→ Given task
A verbatim copy is needed of the lines from the one containing "Emit a Python" down to the one containing "color='black', lw=1.5, solid_capstyle='projecting'))", inclusive. Print it with no pictures.

◆ ◆ ◆ ◆ ◆ ◆ ◆

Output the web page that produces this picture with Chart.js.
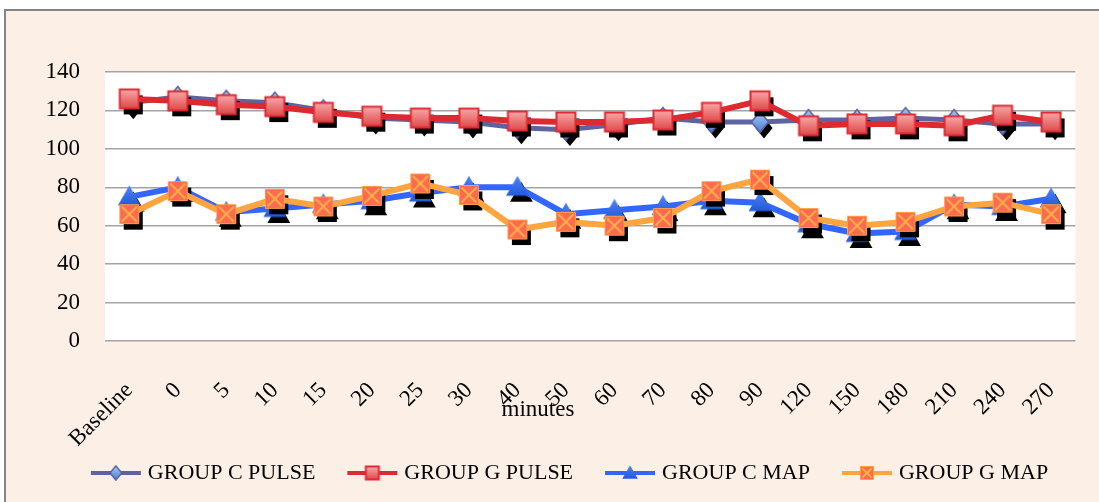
<!DOCTYPE html>
<html lang="en">
<head>
  <meta charset="UTF-8">
  <title>Pulse and MAP by group</title>
  <script src="https://cdn.jsdelivr.net/npm/chart.js"></script>
  <style>
    html, body {
      margin: 0;
      padding: 0;
      overflow: hidden;
      background: #fff;
    }
    .frame {
      position: absolute;
      left: 4px;
      top: 9px;
      width: 1200px;
      height: 600px;
      border-left: 2px solid #858585;
      border-top: 2px solid #858585;
      background: #fcefe6;
    }
    #chart {
      position: absolute;
      left: 0;
      top: 0;
    }
  </style>
</head>
<body>
  <div class="frame"></div>
  <canvas id="chart" width="1099" height="502"></canvas>

  <script>
    // categories and series
    const minutes = ['Baseline', '0', '5', '10', '15', '20', '25', '30', '40', '50',
                     '60', '70', '80', '90', '120', '150', '180', '210', '240', '270'];
    const groupCPulse = [124, 127, 125, 124, 120, 116, 115, 114, 111, 110, 112.5, 116, 114, 114, 115, 115, 116, 115, 113, 113];
    const groupGPulse = [126, 125, 123, 122, 119, 117, 116, 116, 114.5, 114, 114, 115, 119, 125, 112, 113, 113, 112, 117.5, 114];
    const groupCMap   = [75, 80, 67, 69, 71, 73, 77, 80, 80, 66, 68, 70, 73, 72, 61, 56, 57, 71, 70, 74];
    const groupGMap   = [66, 78, 66, 74, 70, 75.5, 82, 76, 58, 62, 60, 64, 78, 84, 64, 60, 62, 70, 72, 66];
    const yTicks = [0, 20, 40, 60, 80, 100, 120, 140];

    const serif = '"Liberation Serif", "Times New Roman", serif';

    // marker outline shapes
    function shapePath(c, kind, x, y, s) {
      c.beginPath();
      if (kind === 'diamond') {
        c.moveTo(x, y - s * 0.55);
        c.lineTo(x + s * 0.45, y);
        c.lineTo(x, y + s * 0.55);
        c.lineTo(x - s * 0.45, y);
      } else if (kind === 'triangle') {
        c.moveTo(x, y - s * 0.6);
        c.lineTo(x + s * 0.6, y + s * 0.45);
        c.lineTo(x - s * 0.6, y + s * 0.45);
      } else {
        c.rect(x - s / 2, y - s / 2, s, s);
      }
      c.closePath();
    }

    function drawMarker(c, kind, x, y, s) {
      let g;
      shapePath(c, kind, x, y, s);
      if (kind === 'diamond') {
        g = c.createLinearGradient(0, y - s / 2, 0, y + s / 2);
        g.addColorStop(0, '#a4c8f6');
        g.addColorStop(1, '#4d80d6');
        c.fillStyle = g;
        c.fill();
        c.strokeStyle = '#5b5f9f';
        c.lineWidth = 1.5;
        c.stroke();
      } else if (kind === 'square') {
        g = c.createLinearGradient(0, y - s / 2, 0, y + s / 2);
        g.addColorStop(0, '#f7a8a8');
        g.addColorStop(1, '#e04848');
        c.fillStyle = g;
        c.fill();
        c.strokeStyle = '#e02a35';
        c.lineWidth = 2;
        c.stroke();
      } else if (kind === 'triangle') {
        g = c.createLinearGradient(0, y - s / 2, 0, y + s / 2);
        g.addColorStop(0, '#4a80f2');
        g.addColorStop(1, '#1f58d8');
        c.fillStyle = g;
        c.fill();
      } else {
        c.fillStyle = '#ff6a50';
        c.fill();
        c.strokeStyle = '#ffa048';
        c.lineWidth = 1;
        c.stroke();
        const h = s / 2 - 2;
        c.beginPath();
        c.moveTo(x - h, y - h); c.lineTo(x + h, y + h);
        c.moveTo(x + h, y - h); c.lineTo(x - h, y + h);
        c.strokeStyle = '#ffb24a';
        c.lineWidth = 2;
        c.stroke();
      }
    }

    function markerImage(kind, s) {
      const cv = document.createElement('canvas');
      cv.width = 32; cv.height = 32;
      drawMarker(cv.getContext('2d'), kind, 16, 16, s);
      return cv;
    }

    // legend swatch: line with marker, leaves blank space on the left as item gap
    function legendImage(kind, color) {
      const cv = document.createElement('canvas');
      cv.width = 90; cv.height = 24;
      const c = cv.getContext('2d');
      c.beginPath();
      c.moveTo(38, 12); c.lineTo(88, 12);
      c.strokeStyle = color;
      c.lineWidth = 4;
      c.stroke();
      drawMarker(c, kind, 63, 12, 13);
      return cv;
    }

    const shapes = ['diamond', 'square', 'triangle', 'xsquare'];
    const colors = ['#5f63a2', '#dd2a30', '#3366ff', '#ffa540'];

    function series(label, data, i, width) {
      return {
        label: label,
        data: data,
        borderColor: colors[i],
        backgroundColor: colors[i],
        borderWidth: width,
        tension: 0,
        pointStyle: markerImage(shapes[i], 19),
        pointRadius: 9,
        pointHoverRadius: 9,
        order: 4 - i
      };
    }

    const plotBackground = {
      id: 'plotBackground',
      beforeDraw(chart) {
        const a = chart.chartArea;
        chart.ctx.save();
        chart.ctx.fillStyle = '#ffffff';
        chart.ctx.fillRect(a.left, a.top, a.right - a.left, a.bottom - a.top);
        chart.ctx.restore();
      }
    };

    // black drop shadow under each marker, drawn before the series itself
    const markerShadow = {
      id: 'markerShadow',
      beforeDatasetDraw(chart, args) {
        const c = chart.ctx;
        c.save();
        c.fillStyle = '#000';
        args.meta.data.forEach(pt => {
          shapePath(c, shapes[args.index], pt.x + 4, pt.y + 6, 19);
          c.fill();
        });
        c.restore();
      }
    };

    const axisTitle = {
      id: 'axisTitle',
      afterDraw(chart) {
        const c = chart.ctx;
        c.save();
        c.font = '23px ' + serif;
        c.fillStyle = '#000';
        c.textAlign = 'center';
        c.textBaseline = 'middle';
        c.fillText('minutes', 538, 410);
        c.restore();
      }
    };

    new Chart(document.getElementById('chart'), {
      type: 'line',
      data: {
        labels: minutes,
        datasets: [
          series('GROUP C PULSE', groupCPulse, 0, 5),
          series('GROUP G PULSE', groupGPulse, 1, 6),
          series('GROUP C MAP', groupCMap, 2, 6),
          series('GROUP G MAP', groupGMap, 3, 6)
        ]
      },
      options: {
        responsive: false,
        animation: false,
        layout: { padding: { top: 72, left: 20, right: 12, bottom: 8 } },
        plugins: {
          tooltip: { enabled: false },
          legend: {
            position: 'bottom',
            labels: {
              usePointStyle: true,
              pointStyleWidth: 78,
              padding: 0,
              color: '#000',
              font: { family: serif, size: 22 },
              generateLabels: chart => chart.data.datasets.map((d, i) => ({
                text: d.label,
                pointStyle: legendImage(shapes[i], colors[i]),
                datasetIndex: i,
                hidden: false,
                lineWidth: 0,
                strokeStyle: 'transparent',
                fillStyle: 'transparent'
              }))
            }
          }
        },
        scales: {
          x: {
            offset: true,
            grid: { display: false },
            border: { display: false },
            ticks: {
              color: '#000',
              font: { family: serif, size: 23 },
              minRotation: 45,
              maxRotation: 45,
              autoSkip: false,
              padding: 28
            },
            afterFit: s => { s.height = 121; }
          },
          y: {
            min: 0,
            max: 140,
            afterBuildTicks: s => { s.ticks = yTicks.map(v => ({ value: v })); },
            grid: { color: '#a3a3a3', lineWidth: 1.5, drawTicks: false },
            border: { display: false },
            ticks: {
              color: '#000',
              font: { family: serif, size: 23 },
              padding: 25
            },
            afterFit: s => { s.width = 85; }
          }
        }
      },
      plugins: [plotBackground, markerShadow, axisTitle]
    });
  </script>
</body>
</html>
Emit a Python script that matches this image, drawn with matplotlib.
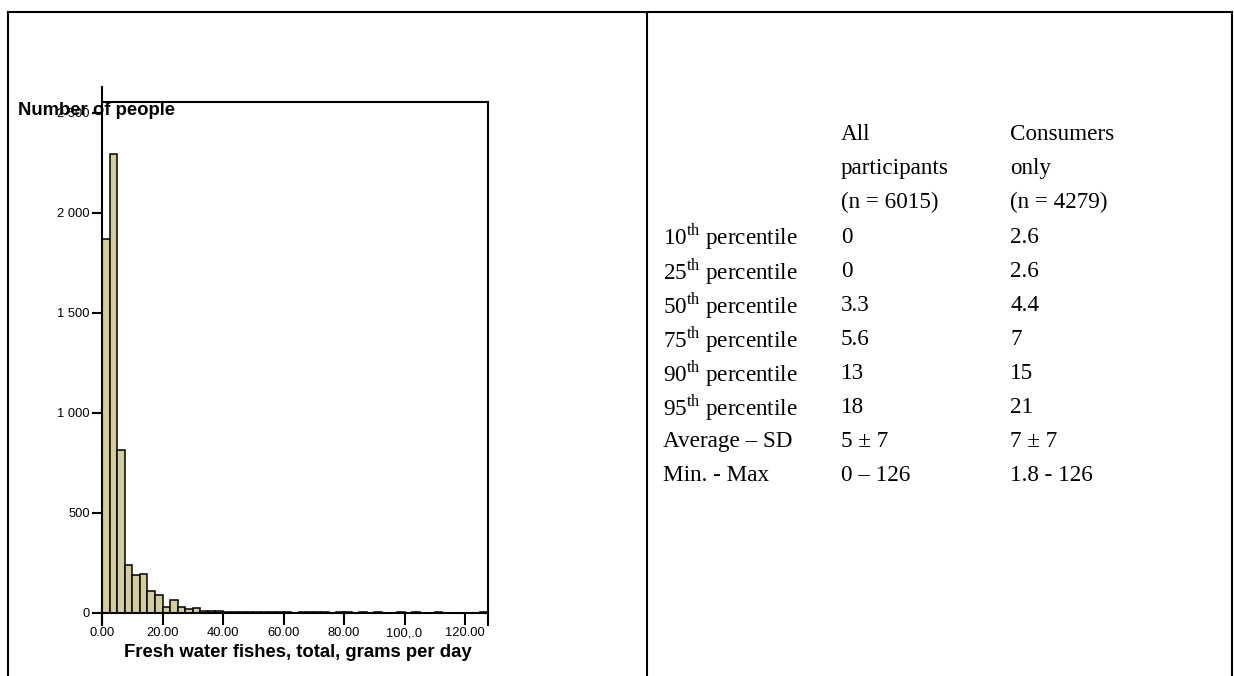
import matplotlib.pyplot as plt
from matplotlib.lines import Line2D
import numpy as np

plt.rcParams['mathtext.fontset'] = 'custom'
plt.rcParams['mathtext.rm'] = 'Liberation Serif'

# Histogram of daily fresh water fish intake, 2.5 g bins from 0 to 127.5
bin_width = 2.5
counts = [1870, 2295, 814, 238, 190, 193, 106, 88, 28, 63,
          30, 18, 22, 10, 10, 7, 5, 3, 3, 2,
          2, 1, 3, 1, 1, 0, 1, 2, 1, 1,
          0, 1, 1, 0, 1, 0, 1, 0, 0, 1,
          0, 1, 0, 0, 1, 0, 0, 0, 0, 0, 1]

x_ticks = [0, 20, 40, 60, 80, 100, 120]
x_tick_labels = ['0.00', '20.00', '40.00', '60.00', '80.00', '100,.0', '120.00']
y_ticks = [0, 500, 1000, 1500, 2000, 2500]
y_tick_labels = ['0', '500', '1 000', '1 500', '2 000', '2 500']

# Summary table
col_headers = [['All', 'participants', '(n = 6015)'],
               ['Consumers', 'only', '(n = 4279)']]
pct_rows = ['10', '25', '50', '75', '90', '95']
other_rows = ['Average \u2013 SD', 'Min. - Max']
all_values = ['0', '0', '3.3', '5.6', '13', '18', '5 \u00b1 7', '0 \u2013 126']
consumer_values = ['2.6', '2.6', '4.4', '7', '15', '21', '7 \u00b1 7', '1.8 - 126']

W, H = 1234, 676
fig = plt.figure(figsize=(W / 100, H / 100), dpi=100)

def fx(px):
    return px / W

def fy(py):
    return 1 - py / H

# outer frame of the two-cell layout
for xs, ys in [([8, 1232], [12, 12]), ([8, 8], [12, 676]),
               ([647, 647], [12, 676]), ([1232, 1232], [12, 676])]:
    fig.add_artist(Line2D([fx(v) for v in xs], [fy(v) for v in ys],
                          color='black', lw=1.5, solid_capstyle='projecting'))

# histogram panel
ax_l, ax_r, ax_t, ax_b = 102, 487.7, 101.5, 612.5
ax = fig.add_axes([fx(ax_l), fy(ax_b), (ax_r - ax_l) / W, (ax_b - ax_t) / H])
edges = np.arange(len(counts)) * bin_width
ax.bar(edges, counts, width=bin_width, align='edge',
       color='#d4cd9a', edgecolor='black', linewidth=1.1)
ax.set_xlim(0, 127.5)
ax.set_ylim(0, (ax_b - ax_t) * 5)

for side in ['top', 'bottom']:
    ax.spines[side].set_linewidth(1.5)
ax.spines['left'].set_visible(False)
ax.spines['right'].set_visible(False)
hgt = ax_b - ax_t
ax.plot([0, 0], [-12 / hgt, 1 + 14.5 / hgt], transform=ax.transAxes,
        color='black', lw=1.5, clip_on=False)
ax.plot([1, 1], [-12 / hgt, 1], transform=ax.transAxes,
        color='black', lw=1.5, clip_on=False)

ax.set_xticks(x_ticks)
ax.set_xticklabels(x_tick_labels, fontsize=9.3, family='Liberation Sans')
ax.set_yticks(y_ticks)
ax.set_yticklabels(y_tick_labels, fontsize=9.3, family='Liberation Sans')
ax.tick_params(axis='x', direction='out', length=8.6, width=1.5, pad=2)
ax.tick_params(axis='y', direction='out', length=7.2, width=1.5, pad=1.5)

fig.text(fx(18), fy(115), 'Number of people', fontsize=13.3, fontweight='bold',
         family='Liberation Sans', ha='left', va='baseline')
fig.text(fx(298), fy(657), 'Fresh water fishes, total, grams per day',
         fontsize=13.3, fontweight='bold', family='Liberation Sans',
         ha='center', va='baseline')

# summary table panel
tfont = dict(fontsize=16.7, family='Liberation Serif', va='center', ha='left')
x_label, x_all, x_cons = 663, 841, 1010
row0, step = 237, 34.1
for i, line in enumerate(col_headers[0]):
    fig.text(fx(x_all), fy(row0 - step * (3 - i)), line, **tfont)
for i, line in enumerate(col_headers[1]):
    fig.text(fx(x_cons), fy(row0 - step * (3 - i)), line, **tfont)

labels = [p + r'$^{\mathrm{th}}$ percentile' for p in pct_rows] + other_rows
for i, (lab, a, c) in enumerate(zip(labels, all_values, consumer_values)):
    y = fy(row0 + step * i)
    fig.text(fx(x_label), y, lab, **tfont)
    fig.text(fx(x_all), y, a, **tfont)
    fig.text(fx(x_cons), y, c, **tfont)

fig.savefig('out.png', dpi=100)
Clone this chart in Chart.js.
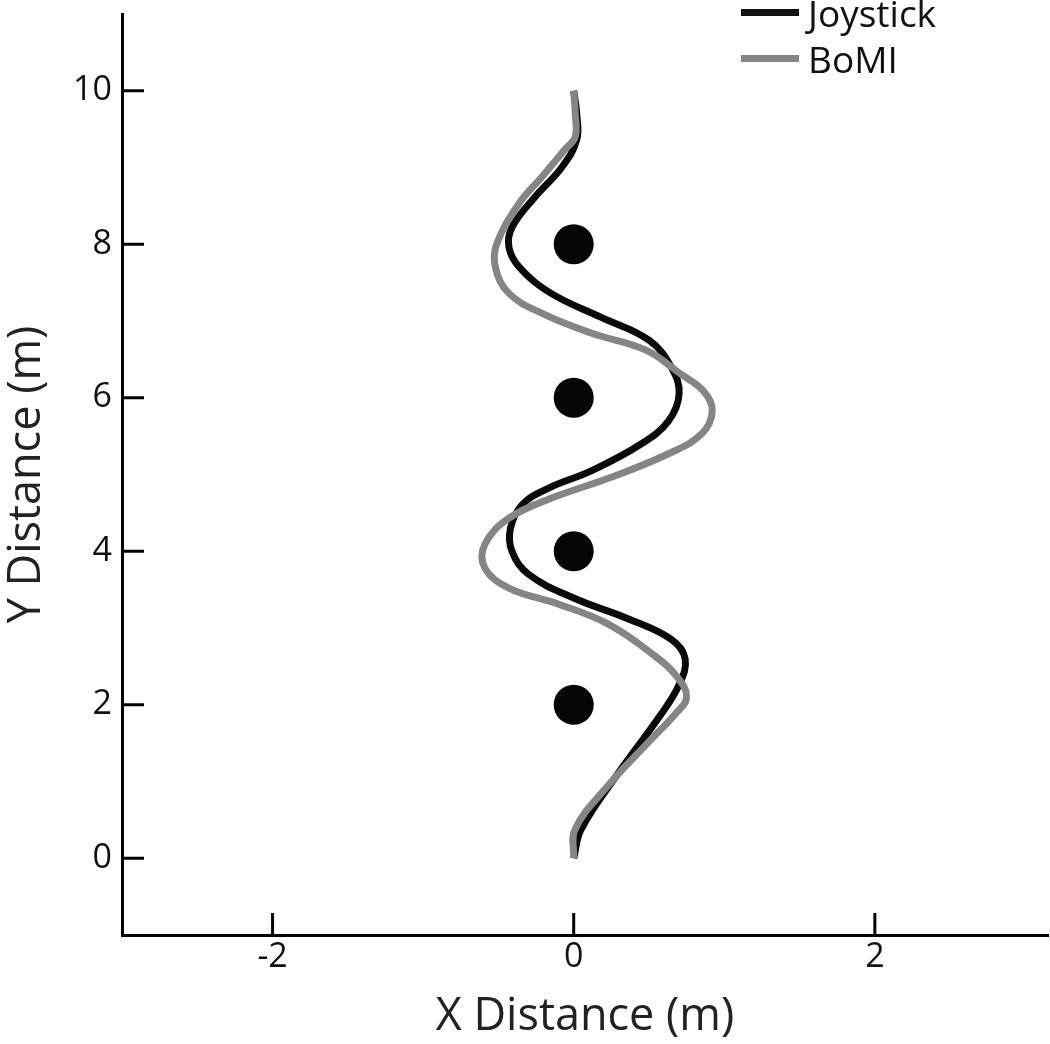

◆ ◆ ◆ ◆ ◆ ◆ ◆

→ Result
Emit a Python script that matches this image, drawn with matplotlib.
import matplotlib.pyplot as plt
from matplotlib.lines import Line2D
import numpy as np

plt.rcParams['mathtext.fontset'] = 'custom'
plt.rcParams['mathtext.rm'] = 'Liberation Serif'

# Histogram of daily fresh water fish intake, 2.5 g bins from 0 to 127.5
bin_width = 2.5
counts = [1870, 2295, 814, 238, 190, 193, 106, 88, 28, 63,
          30, 18, 22, 10, 10, 7, 5, 3, 3, 2,
          2, 1, 3, 1, 1, 0, 1, 2, 1, 1,
          0, 1, 1, 0, 1, 0, 1, 0, 0, 1,
          0, 1, 0, 0, 1, 0, 0, 0, 0, 0, 1]

x_ticks = [0, 20, 40, 60, 80, 100, 120]
x_tick_labels = ['0.00', '20.00', '40.00', '60.00', '80.00', '100,.0', '120.00']
y_ticks = [0, 500, 1000, 1500, 2000, 2500]
y_tick_labels = ['0', '500', '1 000', '1 500', '2 000', '2 500']

# Summary table
col_headers = [['All', 'participants', '(n = 6015)'],
               ['Consumers', 'only', '(n = 4279)']]
pct_rows = ['10', '25', '50', '75', '90', '95']
other_rows = ['Average \u2013 SD', 'Min. - Max']
all_values = ['0', '0', '3.3', '5.6', '13', '18', '5 \u00b1 7', '0 \u2013 126']
consumer_values = ['2.6', '2.6', '4.4', '7', '15', '21', '7 \u00b1 7', '1.8 - 126']

W, H = 1234, 676
fig = plt.figure(figsize=(W / 100, H / 100), dpi=100)

def fx(px):
    return px / W

def fy(py):
    return 1 - py / H

# outer frame of the two-cell layout
for xs, ys in [([8, 1232], [12, 12]), ([8, 8], [12, 676]),
               ([647, 647], [12, 676]), ([1232, 1232], [12, 676])]:
    fig.add_artist(Line2D([fx(v) for v in xs], [fy(v) for v in ys],
                          color='black', lw=1.5, solid_capstyle='projecting'))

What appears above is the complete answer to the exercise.